--- Exercise aim ---
Provide a single number: the count of lines containing the string "that".

--- Raw data ---

** start **

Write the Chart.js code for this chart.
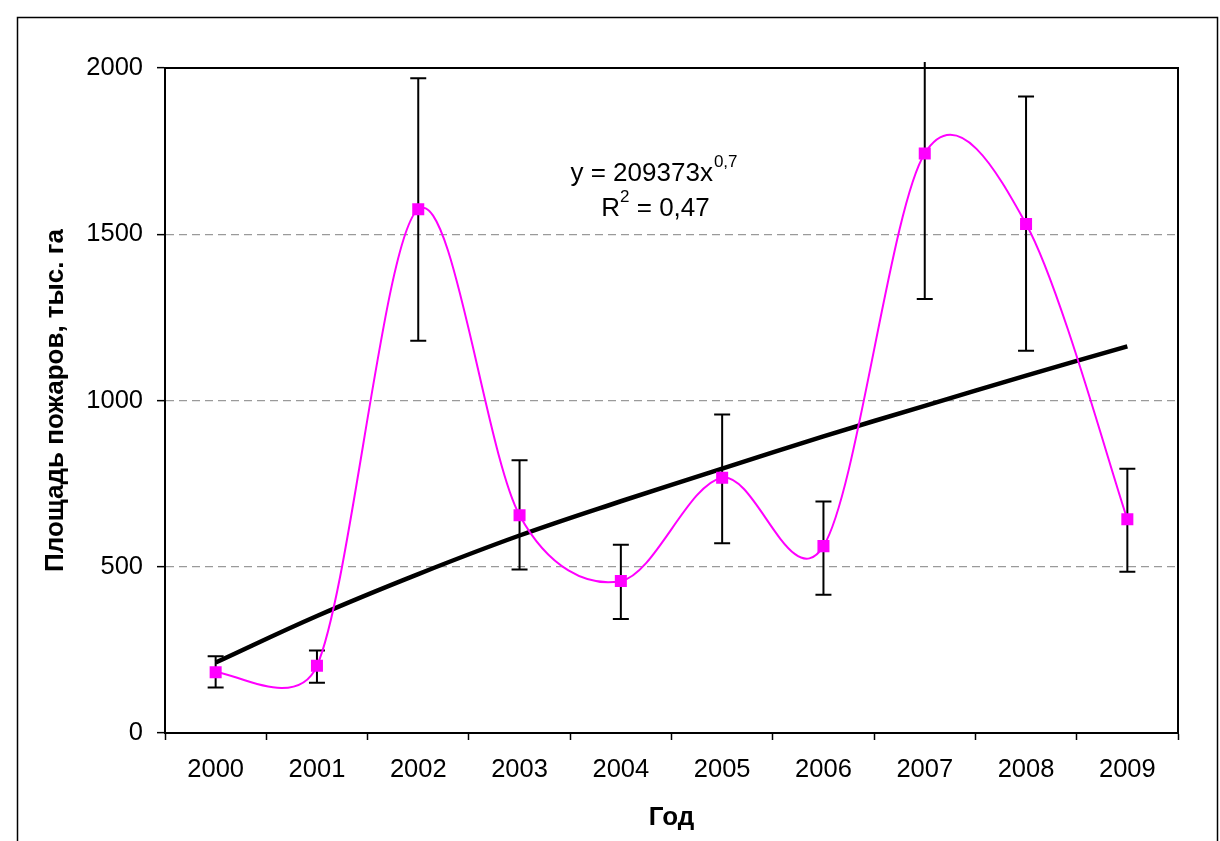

** end **
** start **

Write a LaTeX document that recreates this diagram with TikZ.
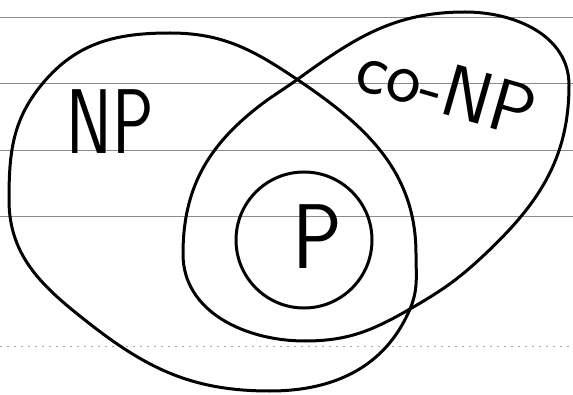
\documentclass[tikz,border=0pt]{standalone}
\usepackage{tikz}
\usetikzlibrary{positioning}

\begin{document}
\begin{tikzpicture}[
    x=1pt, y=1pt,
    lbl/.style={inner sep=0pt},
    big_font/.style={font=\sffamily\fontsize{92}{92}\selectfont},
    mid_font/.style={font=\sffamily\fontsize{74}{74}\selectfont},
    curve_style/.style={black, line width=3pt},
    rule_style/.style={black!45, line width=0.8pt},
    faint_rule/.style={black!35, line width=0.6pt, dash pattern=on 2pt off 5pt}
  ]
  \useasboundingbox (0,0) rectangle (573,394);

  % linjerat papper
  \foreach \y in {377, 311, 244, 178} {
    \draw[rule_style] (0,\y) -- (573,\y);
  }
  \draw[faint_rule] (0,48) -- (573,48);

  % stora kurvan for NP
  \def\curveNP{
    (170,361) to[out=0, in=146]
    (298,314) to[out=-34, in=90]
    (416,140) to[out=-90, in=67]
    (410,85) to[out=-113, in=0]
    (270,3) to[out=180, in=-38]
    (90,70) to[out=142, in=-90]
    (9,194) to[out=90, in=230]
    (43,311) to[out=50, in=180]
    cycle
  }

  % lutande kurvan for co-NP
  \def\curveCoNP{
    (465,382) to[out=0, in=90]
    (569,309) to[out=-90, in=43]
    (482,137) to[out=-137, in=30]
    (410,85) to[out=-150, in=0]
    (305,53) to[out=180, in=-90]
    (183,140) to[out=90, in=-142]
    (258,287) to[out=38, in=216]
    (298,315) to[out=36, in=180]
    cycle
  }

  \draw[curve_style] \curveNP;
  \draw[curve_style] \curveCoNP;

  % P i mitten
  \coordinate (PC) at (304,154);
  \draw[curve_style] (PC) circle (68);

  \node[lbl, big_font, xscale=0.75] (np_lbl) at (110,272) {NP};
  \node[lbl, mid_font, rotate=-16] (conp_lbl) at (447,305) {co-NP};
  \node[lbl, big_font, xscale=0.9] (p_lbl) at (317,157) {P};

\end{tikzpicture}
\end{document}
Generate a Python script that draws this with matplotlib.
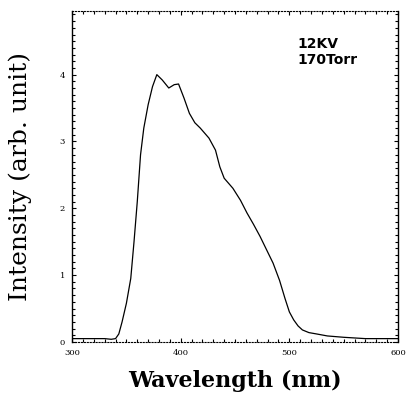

** end **
** start **

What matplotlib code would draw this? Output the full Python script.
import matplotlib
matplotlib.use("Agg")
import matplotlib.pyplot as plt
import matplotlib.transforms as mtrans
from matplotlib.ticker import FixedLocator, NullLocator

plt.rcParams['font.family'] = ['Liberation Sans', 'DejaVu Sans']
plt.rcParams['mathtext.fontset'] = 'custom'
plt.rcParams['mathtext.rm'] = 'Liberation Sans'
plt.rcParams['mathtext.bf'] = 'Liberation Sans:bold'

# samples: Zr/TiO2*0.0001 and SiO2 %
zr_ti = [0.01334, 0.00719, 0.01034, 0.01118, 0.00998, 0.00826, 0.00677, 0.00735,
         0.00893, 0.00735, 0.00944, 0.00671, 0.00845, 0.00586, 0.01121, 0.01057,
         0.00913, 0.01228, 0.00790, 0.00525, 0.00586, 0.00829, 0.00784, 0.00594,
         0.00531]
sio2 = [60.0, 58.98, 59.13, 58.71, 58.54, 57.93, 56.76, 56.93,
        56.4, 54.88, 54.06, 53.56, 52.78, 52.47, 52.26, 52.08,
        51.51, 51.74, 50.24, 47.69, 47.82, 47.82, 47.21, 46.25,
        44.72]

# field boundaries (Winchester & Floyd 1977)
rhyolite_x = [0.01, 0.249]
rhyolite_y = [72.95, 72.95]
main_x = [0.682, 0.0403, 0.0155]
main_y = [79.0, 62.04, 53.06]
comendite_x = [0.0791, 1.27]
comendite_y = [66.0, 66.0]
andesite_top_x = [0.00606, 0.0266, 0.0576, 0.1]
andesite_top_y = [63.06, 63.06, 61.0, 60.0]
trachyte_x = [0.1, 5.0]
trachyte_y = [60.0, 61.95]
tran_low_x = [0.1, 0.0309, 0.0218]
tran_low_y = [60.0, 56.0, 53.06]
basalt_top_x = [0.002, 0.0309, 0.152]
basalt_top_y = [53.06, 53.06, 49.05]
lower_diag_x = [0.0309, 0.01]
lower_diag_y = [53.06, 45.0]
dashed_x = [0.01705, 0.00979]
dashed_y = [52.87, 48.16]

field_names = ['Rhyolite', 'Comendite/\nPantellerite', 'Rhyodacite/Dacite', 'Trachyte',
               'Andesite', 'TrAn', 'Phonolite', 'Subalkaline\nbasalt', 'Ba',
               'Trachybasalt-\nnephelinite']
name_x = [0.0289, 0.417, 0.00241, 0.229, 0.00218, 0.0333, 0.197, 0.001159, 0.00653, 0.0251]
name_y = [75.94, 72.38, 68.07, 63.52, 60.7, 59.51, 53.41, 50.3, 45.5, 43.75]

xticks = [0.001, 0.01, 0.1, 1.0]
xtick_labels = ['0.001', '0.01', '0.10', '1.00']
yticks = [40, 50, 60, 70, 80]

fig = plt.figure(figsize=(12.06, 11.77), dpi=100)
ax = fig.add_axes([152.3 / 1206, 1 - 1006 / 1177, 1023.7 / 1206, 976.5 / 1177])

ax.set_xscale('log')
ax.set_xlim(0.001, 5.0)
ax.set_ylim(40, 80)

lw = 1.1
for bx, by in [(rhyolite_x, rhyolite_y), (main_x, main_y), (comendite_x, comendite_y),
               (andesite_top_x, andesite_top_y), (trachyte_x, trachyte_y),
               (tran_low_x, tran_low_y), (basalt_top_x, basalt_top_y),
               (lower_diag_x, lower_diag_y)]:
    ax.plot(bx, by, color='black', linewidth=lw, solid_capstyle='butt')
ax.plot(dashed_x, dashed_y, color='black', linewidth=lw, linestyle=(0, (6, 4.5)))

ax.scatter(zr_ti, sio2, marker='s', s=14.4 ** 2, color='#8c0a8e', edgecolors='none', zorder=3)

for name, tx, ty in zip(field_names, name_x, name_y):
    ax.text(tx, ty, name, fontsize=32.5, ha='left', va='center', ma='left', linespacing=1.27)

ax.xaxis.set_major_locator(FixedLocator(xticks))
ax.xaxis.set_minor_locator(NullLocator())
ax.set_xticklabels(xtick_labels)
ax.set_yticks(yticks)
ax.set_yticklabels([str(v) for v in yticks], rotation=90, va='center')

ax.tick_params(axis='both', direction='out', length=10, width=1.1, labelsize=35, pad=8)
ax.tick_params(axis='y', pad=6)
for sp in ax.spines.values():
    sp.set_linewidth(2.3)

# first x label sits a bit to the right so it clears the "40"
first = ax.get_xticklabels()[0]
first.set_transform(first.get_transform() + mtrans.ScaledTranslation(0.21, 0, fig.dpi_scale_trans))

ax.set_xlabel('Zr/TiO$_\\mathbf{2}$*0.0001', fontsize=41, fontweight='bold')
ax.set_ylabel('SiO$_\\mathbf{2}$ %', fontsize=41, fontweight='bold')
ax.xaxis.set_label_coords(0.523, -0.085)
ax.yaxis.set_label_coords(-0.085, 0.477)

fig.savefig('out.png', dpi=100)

** end **

--- Task answer ---
2